Do sprawy na Facebooku odniósł się Marcin Jakóbczyk, dziennikarz TVN, wtedy reporter TVP. W poście, który obiega media społecznościowe, opisuje jak telewizja publiczna relacjonowała wypadek 4 lata temu.
"Pracowałem wtedy dla TVP, miałem dyżur i natychmiast zostałem wysłany do Oświęcimia. Te kłamstwa i manipulacje widziałem z bliska. Rozmawiałem ze świadkami wypadku - nikt nie słyszał sygnałów. Powiedziałem o tym na antenie, podczas lajfa dla TVP Info i nawet dałem się wypowiedzieć świadkowi.

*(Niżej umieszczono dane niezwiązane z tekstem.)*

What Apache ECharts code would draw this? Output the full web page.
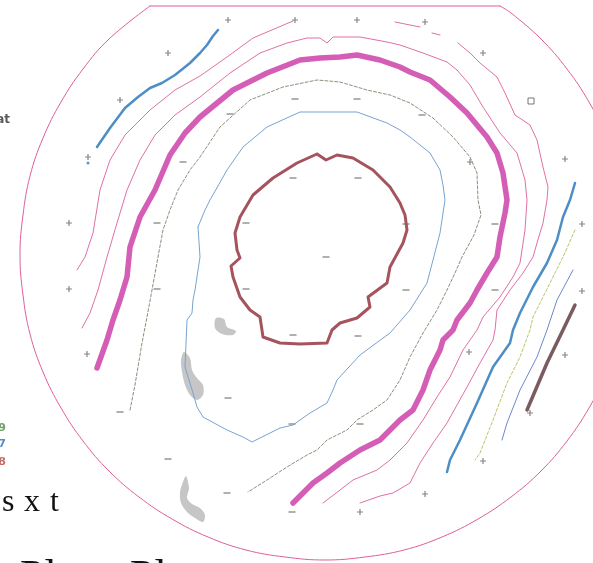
<!DOCTYPE html>
<html>
<head>
<meta charset="utf-8">
<script src="https://cdn.jsdelivr.net/npm/echarts@6/dist/echarts.min.js"></script>
<style>
  html, body { margin: 0; padding: 0; background: #fff; }
  #wafer { width: 593px; height: 563px; }
</style>
</head>
<body>
<div id="wafer"></div>
<script>
// wafer map, contour lines (x, y in picture units)

// wafer outline: round edge plus the flat on top
let outlineArc = [[150,6],[109,39],[83,69],[61,102],[43,138],[30,176],[23,215],[20,255],[23,295],[30,334],[43,372],[61,408],[83,441],[109,471],[139,497],[172,519],[208,537],[246,550],[285,557],[325,560],[365,557],[404,550],[442,537],[478,519],[511,497],[541,471],[567,441],[589,408],[607,372],[620,334],[627,295],[630,255],[627,215],[620,176],[607,138],[589,102],[567,69],[541,39],[511,13],[500,6]];
let outlineFlat = [[150,6],[500,6]];

// blue contour, upper left
let blueTopLeft = [[97,147],[110,128],[125,108],[138,97],[150,88],[162,83],[175,75],[190,63],[200,53],[207,45],[213,36],[218,30]];

// outer pink, split in pieces
let pinkA1 = [[77,270],[85,257],[93,233],[100,190],[110,160],[125,135],[150,110],[175,90],[200,76],[227,57],[253,38],[293,21]];
let pinkA2 = [[395,22],[420,27]];
let pinkA3 = [[432,33],[440,35]];
let pinkA4 = [[458,43],[470,53],[480,63],[497,77],[505,93],[515,115],[530,125],[537,140],[543,167],[548,187],[547,200],[543,223],[537,243],[533,257],[523,273],[510,290],[497,310],[495,330],[493,340],[480,363],[467,387],[447,423],[433,443],[420,463],[410,483],[393,493],[380,496],[360,503]];

// inner pink
let pinkB = [[82,328],[90,313],[98,290],[107,257],[117,223],[127,190],[140,160],[155,135],[175,115],[200,97],[230,73],[260,53],[287,43],[307,38],[320,38],[327,43],[333,37],[360,37],[387,42],[400,45],[423,53],[447,62],[457,70],[470,85],[483,107],[500,133],[517,153],[525,180],[527,200],[525,230],[520,263],[513,277],[500,297],[483,317],[477,330],[463,350],[450,377],[437,397],[423,420],[407,443],[390,460],[377,470],[353,480],[340,490],[323,503]];

// thick magenta contour
let magenta = [[97,368],[107,340],[113,320],[120,300],[127,277],[130,247],[140,217],[155,190],[170,155],[185,133],[200,117],[233,90],[267,73],[300,60],[320,58],[340,57],[357,55],[380,60],[400,67],[410,72],[430,80],[450,97],[467,113],[487,137],[497,153],[503,173],[507,200],[505,213],[500,237],[497,257],[487,273],[477,290],[470,303],[457,320],[453,330],[443,340],[440,350],[430,370],[423,390],[413,410],[400,420],[380,440],[360,450],[340,463],[327,473],[313,483],[293,503]];

// grey dashed contour
let greyDash = [[130,410],[133,395],[135,385],[142,343],[147,317],[152,290],[158,257],[163,230],[170,210],[178,190],[190,170],[200,157],[220,127],[250,100],[283,87],[317,80],[340,82],[367,90],[390,95],[410,103],[433,118],[453,137],[470,157],[477,173],[478,200],[481,215],[474,235],[462,257],[455,273],[447,290],[437,310],[423,333],[410,357],[400,380],[387,400],[373,410],[357,420],[347,430],[327,440],[317,450],[307,455],[287,467],[267,480],[248,492]];

// thin blue closed contour
let blueLoop = [[198,227],[200,257],[195,290],[193,300],[192,313],[187,320],[185,367],[193,393],[197,407],[203,417],[227,430],[243,437],[252,442],[260,438],[280,428],[293,425],[310,413],[327,403],[333,390],[337,380],[360,355],[390,333],[410,310],[427,283],[433,260],[440,233],[445,200],[443,185],[440,170],[430,153],[410,137],[400,130],[387,123],[357,112],[300,112],[267,127],[243,147],[227,170],[210,200],[205,210],[198,227]];

// brown centre loop
let brownLoop = [[317,154],[326,160],[337,155],[353,158],[373,170],[390,187],[400,203],[405,215],[407,230],[403,243],[390,267],[387,283],[368,297],[370,307],[357,318],[340,323],[332,330],[327,343],[300,344],[280,343],[263,337],[260,317],[250,310],[240,297],[233,277],[231,266],[240,258],[237,250],[235,233],[240,217],[253,195],[273,178],[297,163],[317,154]];

// lines on the right edge
let blueRight = [[575,183],[570,200],[563,217],[557,240],[547,263],[533,287],[520,313],[513,330],[510,343],[493,367],[477,403],[460,440],[450,460],[447,472]];
let oliveRight = [[575,230],[563,257],[550,283],[533,317],[530,330],[520,357],[507,383],[493,420],[480,453],[475,460]];
let violetRight = [[573,270],[557,300],[547,330],[537,357],[520,390],[507,423],[502,440]];
let brownRight = [[575,305],[563,330],[547,363],[527,410]];

// grey blobs
let blob1 = [[216,318],[224,319],[227,327],[236,331],[233,335],[222,334],[215,328]];
let blob2 = [[184,352],[190,358],[192,370],[197,378],[203,385],[203,395],[197,400],[190,395],[185,385],[182,372],[181,360]];
let blob3 = [[186,476],[189,488],[187,498],[192,504],[200,508],[205,515],[203,522],[195,518],[187,512],[181,503],[180,492],[183,482]];

// + and - marks
let plusMarks = [[168,53],[120,100],[88,157],[228,20],[295,20],[357,20],[425,22],[483,53],[565,159],[470,162],[69,223],[69,289],[87,354],[582,224],[582,291],[565,355],[469,352],[530,413],[483,461],[425,494],[360,512]];
let minusMarks = [[183,162],[230,114],[295,99],[357,99],[422,115],[293,178],[358,178],[246,223],[326,257],[246,289],[293,335],[358,336],[157,223],[157,289],[406,224],[495,224],[406,290],[495,290],[228,398],[292,424],[360,424],[227,493],[292,512],[120,412],[168,459]];
let squareMarks = [[531,101]];
let dotMarks = [[88,163]];

let chart = echarts.init(document.getElementById('wafer'));

function contour(data, color, width, dash, smooth) {
    return {
        type: 'line',
        data: data,
        symbol: 'none',
        smooth: smooth || false,
        silent: true,
        animation: false,
        lineStyle: { color: color, width: width, type: dash || 'solid', cap: 'round', join: 'round' }
    };
}

function blob(data) {
    return {
        type: 'custom',
        silent: true,
        animation: false,
        data: [0],
        renderItem: function (params, api) {
            let pts = data.map(function (p) { return api.coord(p); });
            return { type: 'polygon', shape: { points: pts, smooth: 0.3 }, style: { fill: '#c6c6c6' } };
        }
    };
}

let plusPath = 'path://M2.4,0H3.6V2.4H6V3.6H3.6V6H2.4V3.6H0V2.4H2.4Z';

let option = {
    backgroundColor: '#ffffff',
    grid: { left: 0, right: 0, top: 0, bottom: 0 },
    xAxis: { type: 'value', min: 0, max: 593, show: false },
    yAxis: { type: 'value', min: 0, max: 563, inverse: true, show: false },
    graphic: [
        { type: 'text', style: { text: 'at', x: 10, y: 120, textAlign: 'right', textVerticalAlign: 'middle', font: 'bold 12px "DejaVu Sans"', fill: '#5a5a5a' } },
        { type: 'text', style: { text: '9', x: 6, y: 428, textAlign: 'right', textVerticalAlign: 'middle', font: 'bold 11px "DejaVu Sans"', fill: '#6fa564' } },
        { type: 'text', style: { text: '7', x: 6, y: 444, textAlign: 'right', textVerticalAlign: 'middle', font: 'bold 11px "DejaVu Sans"', fill: '#5b8cc6' } },
        { type: 'text', style: { text: '8', x: 6, y: 462, textAlign: 'right', textVerticalAlign: 'middle', font: 'bold 11px "DejaVu Sans"', fill: '#c46c6a' } },
        { type: 'text', style: { text: 's', x: 2, y: 503, textVerticalAlign: 'middle', font: '32px "Liberation Serif"', fill: '#111' } },
        { type: 'text', style: { text: 'x', x: 24, y: 503, textVerticalAlign: 'middle', font: '32px "Liberation Serif"', fill: '#111' } },
        { type: 'text', style: { text: 't', x: 50, y: 503, textVerticalAlign: 'middle', font: '32px "Liberation Serif"', fill: '#111' } },
        { type: 'text', style: { text: 'Pl', x: 20, y: 578, textVerticalAlign: 'middle', font: '44px "Liberation Serif"', fill: '#111' } },
        { type: 'text', style: { text: 'Pl', x: 130, y: 578, textVerticalAlign: 'middle', font: '44px "Liberation Serif"', fill: '#111' } }
    ],
    series: [
        contour(outlineArc, '#dc5f9c', 1, 'solid', 0.4),
        contour(outlineFlat, '#dc5f9c', 1),
        blob(blob1),
        blob(blob2),
        blob(blob3),
        contour(blueTopLeft, '#4d8ec6', 2.5),
        contour(pinkA1, '#e070a6', 1),
        contour(pinkA2, '#e070a6', 1),
        contour(pinkA3, '#e070a6', 1),
        contour(pinkA4, '#e070a6', 1),
        contour(pinkB, '#e070a6', 1),
        contour(magenta, '#d45db5', 5.5),
        contour(greyDash, '#8d8f7c', 1, [3, 2]),
        contour(blueLoop, '#79a3d2', 1),
        contour(brownLoop, '#a5535d', 3),
        contour(blueRight, '#4d8ec6', 2.5),
        contour(oliveRight, '#b9c46c', 1, [3, 2]),
        contour(violetRight, '#6f86cf', 1),
        contour(brownRight, '#7a5c60', 3.5),
        {
            type: 'scatter', data: plusMarks, symbol: plusPath, symbolSize: 6,
            itemStyle: { color: '#666' }, silent: true, animation: false
        },
        {
            type: 'scatter', data: minusMarks, symbol: 'rect', symbolSize: [7, 1.3],
            itemStyle: { color: '#666' }, silent: true, animation: false
        },
        {
            type: 'scatter', data: squareMarks, symbol: 'rect', symbolSize: 6,
            itemStyle: { color: '#fff', borderColor: '#555', borderWidth: 1 }, silent: true, animation: false
        },
        {
            type: 'scatter', data: dotMarks, symbol: 'circle', symbolSize: 3,
            itemStyle: { color: '#4d6ec6' }, silent: true, animation: false
        }
    ]
};

chart.setOption(option);
</script>
</body>
</html>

Usłyszałem wtedy w słuchawce, od wydawcy, kilka mocnych słów których tutaj nie wypada przytaczać" - napisał.
Zobacz także: Jak rząd walczy z pandemią? Marek Borowski mówi wprost
"Wydał osąd, czego dziennikarz NIGDY nie powinien robić"
"Gdy w kolejnym lajfie pokazałem, że w miejscu wypadku jest podwójna ciągła, której kolumna rządowa bez sygnałów nie powinna przekraczać - zdjęto mnie z anteny. Wróciłem do domu i obejrzałem w Wiadomościach 'fabularyzowany' materiał Bartłomieja Graczaka (pracownik TVP - red.), a w nim zamiast podwójnej ciągłej - linia przerywana!" - pisał dalej.

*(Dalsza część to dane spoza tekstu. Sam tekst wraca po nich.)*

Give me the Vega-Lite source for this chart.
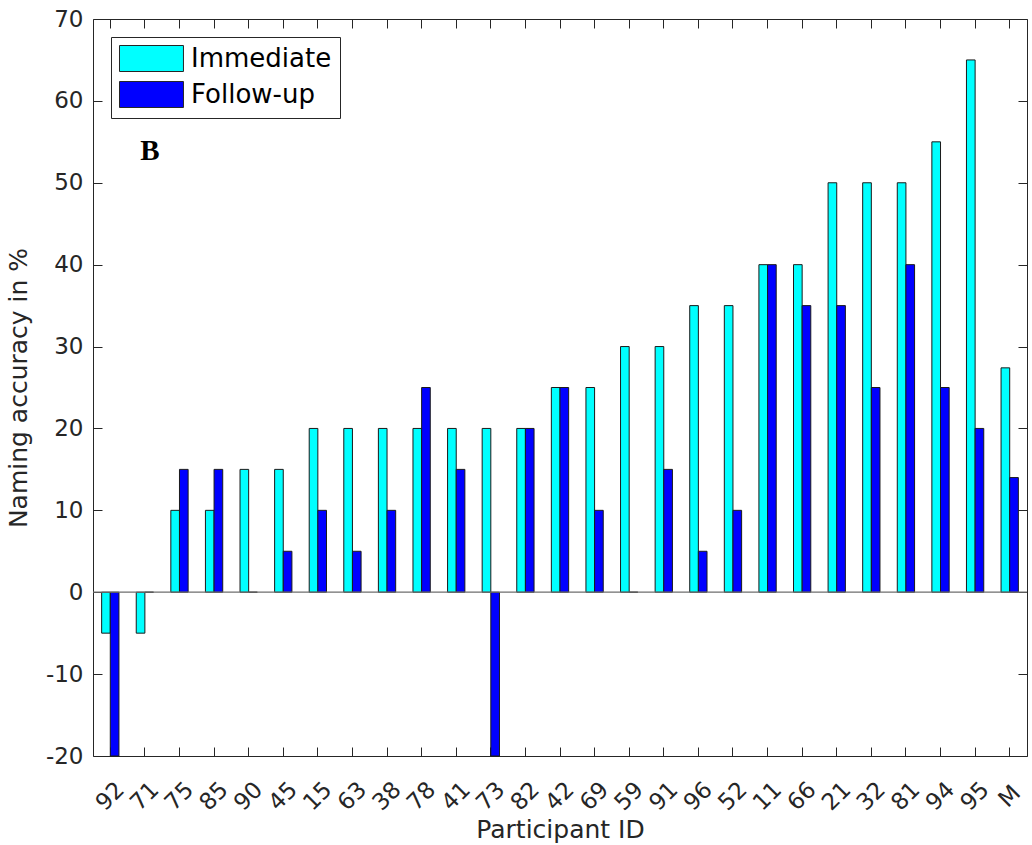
{
  "$schema": "https://vega.github.io/schema/vega-lite/v6.json",
  "width": 934,
  "height": 737,
  "autosize": {"type": "none"},
  "padding": {"left": 93, "top": 19, "right": 5, "bottom": 89},
  "background": "white",
  "config": {
    "view": {"stroke": null},
    "font": "DejaVu Sans",
    "axis": {
      "grid": false,
      "domainColor": "#262626",
      "tickColor": "#262626",
      "labelColor": "#262626",
      "titleColor": "#262626",
      "labelFont": "DejaVu Sans",
      "titleFont": "DejaVu Sans",
      "titleFontWeight": "normal",
      "tickSize": -9,
      "domainWidth": 1,
      "tickWidth": 1
    },
    "legend": {
      "title": null,
      "orient": "top-left",
      "offset": 18,
      "padding": 8,
      "strokeColor": "#262626",
      "fillColor": "white",
      "labelFont": "DejaVu Sans",
      "labelFontSize": 26,
      "labelColor": "#000000",
      "symbolType": "M-1,-1L3.92,-1L3.92,1L-1,1Z",
      "symbolSize": 676,
      "symbolStrokeColor": "#262626",
      "symbolStrokeWidth": 1,
      "symbolOpacity": 1,
      "labelOffset": 45,
      "rowPadding": 5
    }
  },
  "data": {
    "values": [
      {"id": "92", "phase": "Immediate", "value": -5}, {"id": "92", "phase": "Follow-up", "value": -20},
      {"id": "71", "phase": "Immediate", "value": -5}, {"id": "71", "phase": "Follow-up", "value": 0},
      {"id": "75", "phase": "Immediate", "value": 10}, {"id": "75", "phase": "Follow-up", "value": 15},
      {"id": "85", "phase": "Immediate", "value": 10}, {"id": "85", "phase": "Follow-up", "value": 15},
      {"id": "90", "phase": "Immediate", "value": 15}, {"id": "90", "phase": "Follow-up", "value": 0},
      {"id": "45", "phase": "Immediate", "value": 15}, {"id": "45", "phase": "Follow-up", "value": 5},
      {"id": "15", "phase": "Immediate", "value": 20}, {"id": "15", "phase": "Follow-up", "value": 10},
      {"id": "63", "phase": "Immediate", "value": 20}, {"id": "63", "phase": "Follow-up", "value": 5},
      {"id": "38", "phase": "Immediate", "value": 20}, {"id": "38", "phase": "Follow-up", "value": 10},
      {"id": "78", "phase": "Immediate", "value": 20}, {"id": "78", "phase": "Follow-up", "value": 25},
      {"id": "41", "phase": "Immediate", "value": 20}, {"id": "41", "phase": "Follow-up", "value": 15},
      {"id": "73", "phase": "Immediate", "value": 20}, {"id": "73", "phase": "Follow-up", "value": -20},
      {"id": "82", "phase": "Immediate", "value": 20}, {"id": "82", "phase": "Follow-up", "value": 20},
      {"id": "42", "phase": "Immediate", "value": 25}, {"id": "42", "phase": "Follow-up", "value": 25},
      {"id": "69", "phase": "Immediate", "value": 25}, {"id": "69", "phase": "Follow-up", "value": 10},
      {"id": "59", "phase": "Immediate", "value": 30}, {"id": "59", "phase": "Follow-up", "value": 0},
      {"id": "91", "phase": "Immediate", "value": 30}, {"id": "91", "phase": "Follow-up", "value": 15},
      {"id": "96", "phase": "Immediate", "value": 35}, {"id": "96", "phase": "Follow-up", "value": 5},
      {"id": "52", "phase": "Immediate", "value": 35}, {"id": "52", "phase": "Follow-up", "value": 10},
      {"id": "11", "phase": "Immediate", "value": 40}, {"id": "11", "phase": "Follow-up", "value": 40},
      {"id": "66", "phase": "Immediate", "value": 40}, {"id": "66", "phase": "Follow-up", "value": 35},
      {"id": "21", "phase": "Immediate", "value": 50}, {"id": "21", "phase": "Follow-up", "value": 35},
      {"id": "32", "phase": "Immediate", "value": 50}, {"id": "32", "phase": "Follow-up", "value": 25},
      {"id": "81", "phase": "Immediate", "value": 50}, {"id": "81", "phase": "Follow-up", "value": 40},
      {"id": "94", "phase": "Immediate", "value": 55}, {"id": "94", "phase": "Follow-up", "value": 25},
      {"id": "95", "phase": "Immediate", "value": 65}, {"id": "95", "phase": "Follow-up", "value": 20},
      {"id": "M", "phase": "Immediate", "value": 27.4}, {"id": "M", "phase": "Follow-up", "value": 14}
    ]
  },
  "layer": [
    {
      "mark": {"type": "bar", "stroke": "#1a1a1a", "strokeWidth": 1, "opacity": 1},
      "encoding": {
        "x": {
          "field": "id", "type": "nominal", "sort": null,
          "scale": {"domain": ["92","71","75","85","90","45","15","63","38","78","41","73","82","42","69","59","91","96","52","11","66","21","32","81","94","95","M"], "paddingInner": 0.5, "paddingOuter": 0.25},
          "axis": {"orient": "bottom", "title": "Participant ID", "titleFontSize": 25, "titlePadding": 3, "labelFontSize": 23, "labelAngle": -45, "labelAlign": "center", "labelBaseline": "middle", "labelPadding": 49}
        },
        "xOffset": {"field": "phase", "type": "nominal", "scale": {"domain": ["Immediate", "Follow-up"], "paddingInner": 0, "paddingOuter": 0}},
        "y": {
          "field": "value", "type": "quantitative",
          "scale": {"domain": [-20, 70], "nice": false, "zero": false},
          "axis": {"orient": "left", "title": "Naming accuracy in %", "titleFontSize": 25, "titlePadding": 14, "labelFontSize": 23, "labelPadding": 19, "values": [-20,-10,0,10,20,30,40,50,60,70], "labelExpr": "replace(datum.label, '−', '-')"}
        },
        "color": {"field": "phase", "type": "nominal", "scale": {"domain": ["Immediate", "Follow-up"], "range": ["#00FFFF", "#0000FF"]}, "legend": {}}
      }
    },
    {
      "data": {"values": [{"base": 0}]},
      "mark": {"type": "rule", "color": "#6e6e6e", "strokeWidth": 1.2},
      "encoding": {"y": {"field": "base", "type": "quantitative", "axis": null}}
    },
    {
      "data": {"values": [{"id": "71", "pos": 52.8, "label": "B"}]},
      "mark": {"type": "text", "font": "Liberation Serif", "fontWeight": "bold", "fontSize": 29, "align": "center", "baseline": "alphabetic", "dx": 5, "color": "#000000"},
      "encoding": {
        "x": {"field": "id", "type": "nominal", "axis": null},
        "y": {"field": "pos", "type": "quantitative", "axis": null},
        "text": {"field": "label"}
      }
    },
    {
      "mark": {"type": "bar", "opacity": 0},
      "encoding": {
        "x": {"field": "id", "type": "nominal", "sort": null, "axis": {"orient": "top", "title": null, "labels": false}},
        "y": {"field": "value", "type": "quantitative", "axis": {"orient": "right", "title": null, "labels": false, "values": [-20,-10,0,10,20,30,40,50,60,70]}}
      }
    }
  ],
  "resolve": {"axis": {"x": "independent", "y": "independent"}}
}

"Dzień później w Wiadomościach była już podwójna ciągła ale dodano też głośne sygnały dźwiękowe. Żeby widz nie miał wątpliwości, Graczak wydał osąd, czego dziennikarz NIGDY nie powinien robić. Wyraźnie podkreślał że 'sprawcą wypadku jest 21-letni mieszkaniec Oświęcimia', 'Kolumna jechała w sposób prawidłowy, sygnały świetlne oraz dźwiękowe były włączone', a kierowca seicento ich nie słyszał bo głośno słuchał muzyki i jechał starym autem. Kurtyna" - dodał.
"Już nigdy nie będziecie w stanie odróżnić kłamstwa od prawdy"
Były pracownik TVP pokazuje też dwie grafiki. Na jednej widać zdjęcie drogi z lotu ptaka. Jezdnię przedziela linia ciągła. Na drugiej grafice widać kadr z materiału TVP. Tam droga ma linię przerywaną.
"Teraz zobaczcie te dwa materiały oraz prawdziwą mapę w porównaniu z tą z wiadomości i wyobraźcie sobie, że po dzisiejszym sejmowym głosowaniu, już nigdy nie będziecie w stanie odróżnić kłamstwa od prawdy. Nawet nie będziecie się musieli o to martwić" - zakończył wpis Marcin Jakóbczyk.
Kierowca seicento komentuje
Do jego wpisu na Twitterze odniósł się Sebastian Kościelnik - kierowca fiata seicento, który zderzył się wtedy z kolumną rządową.
"Pamiętam gdy tamtego dnia policja przewoziła mnie z miejsca na miejsce, po czym pozostawili mnie na ponad 40min pod taśmą odgradzającą miejsce wypadku od mediów i kazano czekać. Do tej pory nie wiem co tym chcieli osiągnąć" - napisał Sebastian Kościelnik.
Były funkcjonariusz BOR pod nazwiskiem przyznał, że z kolegami - za wiedzą przełożonych - ustalili, że złożą fałszywe zeznania. Teraz chce powiedzieć prawdę. Po latach przyznaje, że rządowa kolumna nie miała włączonych sygnałów świetlnych i dźwiękowych, kiedy tamtego wieczora w lutym 2017 doszło do wypadku w Oświęcimiu.